It took almost a dozen weeks to remember why everyone was excited about Joe Morgan in the first place.

His 2013 season wiped out by a knee injury, the New Orleans Saints wide receiver got off to a slow start last season. He couldn’t consistently get on the field early in the year and then hit a road block when the team suspended him for undisclosed reasons.

But during a Week 11 game against the Baltimore Ravens, he reminded everyone why he was on the team and why the Saints have been so intoxicated with his natural abilities. On the second play of the game, Morgan took a handoff around the left end and turned up the field for a 67-yard gain. Then, two series later, he took off up the right side of the field and hauled in a Drew Brees pass for a 62-yard gain.

In a season where big plays were hard to come by, the only question at that point was why Morgan wasn’t being used more often. He was the home-run hitter this team needed. But a few weeks later, Morgan was off the team, released for reasons that are still not clear.

Morgan has been something of an enigma during his tenure in New Orleans. Signed as an undrafted free agent out of Walsh College, his talent has long been known but never fully realized. He missed two seasons with knee injuries and has gotten into trouble off the field, including a 2013 arrest for driving while intoxicated.

But every time he touches the ball, good things seem to happen. Throughout his four-year tenure, he’s caught 14 passes for 471 yards, an average of 33.6 yards per catch. It’s not easy to forget those plays. It’s the kind of production that can haunt a coach who never fully harnesses it.

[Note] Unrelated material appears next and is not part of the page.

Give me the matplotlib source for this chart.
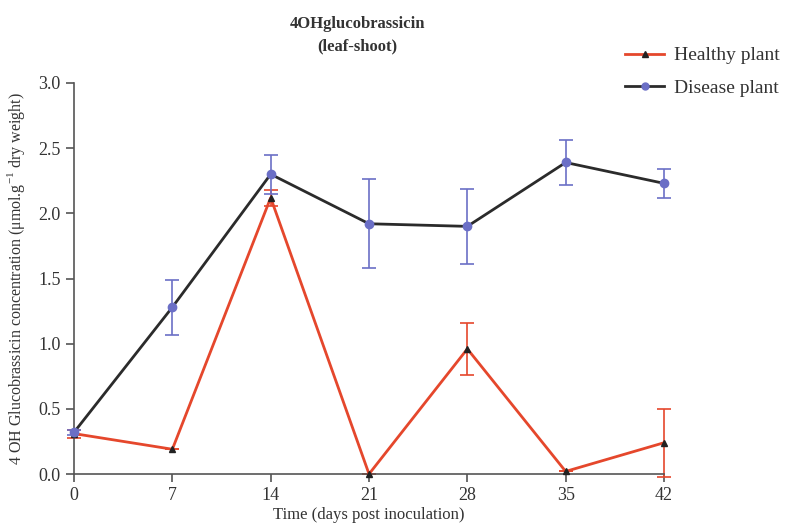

You can be sure those figures were lingering with Saints coach Sean Payton since releasing Morgan late last season. And you can be sure those figures played a role in the decision to bring the receiver back last week on a one-year deal.

For all the reasons listed, the move was both one of the more surprising and sensible moves the team has made this offseason.

It was surprising because something caused the team to wash its hands of Morgan late last season. Players with such talent and potential are not typically released during the season and then brought back — especially not when the team has been unceremoniously dumping players in an effort to reclaim the locker room.

But after trading away tight end Jimmy Graham and Kenny Stills, New Orleans is in need of playmakers. They need players who can hit home runs and potentially provide yards where there are no yards to be found.

It helps that the risk is minimal. Morgan is not going to be promised a roster spot. He’s likely being brought back on a very minimal deal. If things do not work out and last year’s release was not enough to wake him up and put an end to whatever issues led to his release, then he’ll be back out on the streets in search of a job.

But it’s not just about Morgan being a good citizen. There’s also no guarantee he’ll be able to step up and fill the “Z” receiver role vacated by Stills. Stills, who has since been traded to the Miami Dolphins, ran a variety of routes last season and showed significant growth in his second season.

He began showing signs of being a tactician, excelling on nearly every route in the playbook. Whoever steps up to fill that void will need to be able to do the same.

Perhaps it was a result of the way the Saints drew up his plays, but Morgan did not display the same variety last season. He was targeted 10 times last season. Three of those came on go routes, another three on post routes, and three more targets came on go routes. He was targeted on one hitch.

To become a bigger piece of the offense and help erase the loss of Stills, he will have to become more of a tactician and not rely on his athleticism to get open, which might have been the case last season.

During a December game against the Carolina Panthers, it appeared both Payton and Drew Brees had to inform Morgan that he was running the wrong routes. At one point during the game, Payton ran Morgan down and yelled at the wide receiver on the sideline.

Morgan was released days later.

Mistakes such as those cannot happen. If Morgan learns his playbook and shows growth both on and off the field, this could be a bargain signing for the Saints and a chance for him to get his career back on track.

If he doesn’t, all that will be left is the haunting image of untapped talent.